How to Unregister (delete) a Web Server

  1. To delete a web server visit:

  2. Enter your computer name in the "Add, modify or remove a FQDN:" field and click "next".

  3. Uncheck the boxes next to the port exceptions you would like to remove and click "next".

  4. If you are done making changes, click "submit".

  5. You will then receive an email like the one below that your exception request is processing.

Email List for Registration

All registered web server contacts are added to the  webserver-registration mailing list to announce vulnerabilities and communicate other important information. In order to join the webserver-registration mailing list you can use the form located here.


  1. How long after I make a registration request until it becomes accessible from the Internet?

    Our goal is less than 2 business days. We run multiple vulnerabilities scanners, which can take some time to run.  

  2. Can I register a DCHP host as a web server?

    No. In order to register a web server and have it be visible to the Internet, you must acquire a static IP address. 

  3. Why was my web server unregistered?

    There are two reasons why the cyber security group will unregister a web server.  The first is the web server is no longer online or no longer at the registered IP address. Unregistering the IP prevents some future computer at the IP from improperly becoming a registered web server without knowing it. The second reason is to protect the web server from some critical vulnerability as discussed here.

  4. Do I need to register all the web servers virtual hosts and hostnames (i.e. cnames)?

    The policy that enforces web server registration only understands IP addresses. Hence, web server registration is essentially IP based. If the computer has multiple named-based virtual hosts or cnames branched from one IP address, only the one IP address needs to register. If the host uses multiple IP addresses, one for each virtual hosts, all of the IP addresses need to be registered.

  5. What if the IP address of my web server changes?

    There is no way to change an IP address within the web server registration application. If the IP address of your web server changes, you will need to unregister the old web server IP and register the web server at the new IP address. For example, if your web server moves to a different building, it will likely get a new IP address.

  6. Do I need to register 'HTTP' or 'HTTP and HTTPS'?

    It depends. You may have to check with your server administrator or web programmer. The vast majority of web servers at the lab only have HTTP accesses from the Internet. If you are not sure, you can see if port 443/tcp is open on your web server. If the port is not open, it is unlikely you need HTTPS. CPP can help determine if you need HTTPS access, just let us know.

  7. How can I confirm my web servers is registered?

    1. Use onestop page at and examine the reported port exceptions.


  8. What about Internet accessibility to other ports on my web server?

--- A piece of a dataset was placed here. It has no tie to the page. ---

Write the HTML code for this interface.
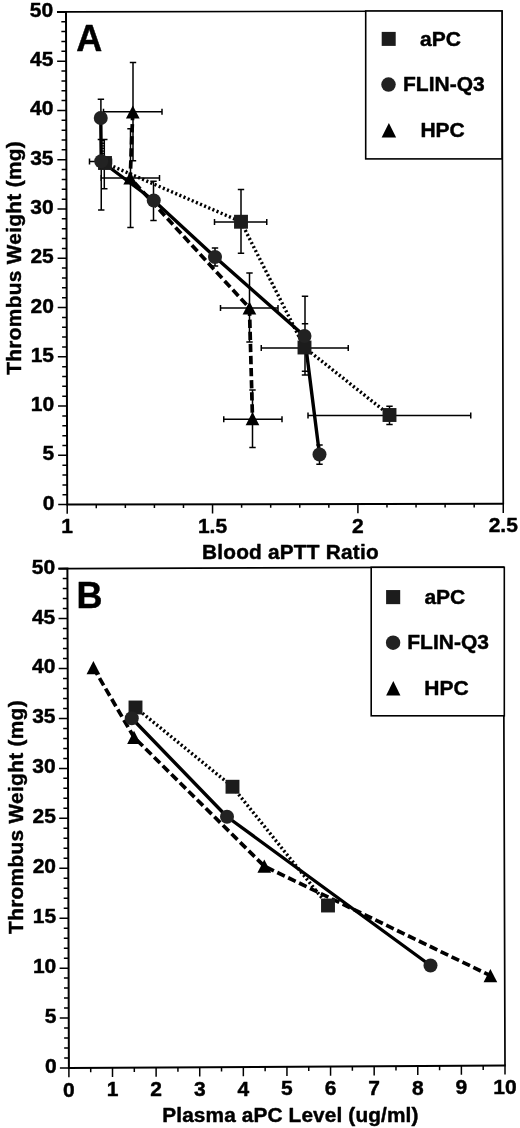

    Web server registration does not affect any ports besides 80/tcp and 443/tcp. Internet accessibility to all other ports on your web server is unaffected by web server registration. For example, if you want to SSH (22/tcp) to your web server, that access remains unaffected whether or not your register your web server. Keep in mind CPP always recommends you configure your computer for minimum exposure to the Internet, while meeting your business needs.

  9. What about web servers on non-standard ports?

    We recognize that a web server can listen on any port, e.g. a non-standard port. Normally a web server listens on 80/tcp and a SSL enabled web server listens on port 443/tcp. The case where web servers run on non-standard ports is not addressed by web server registration at this time. If you would like to run a web server on a non-standard port, no registration is required. The cost-benefit-calculus for registering web servers on non-standard ports or requiring web servers to use standard ports is not clear.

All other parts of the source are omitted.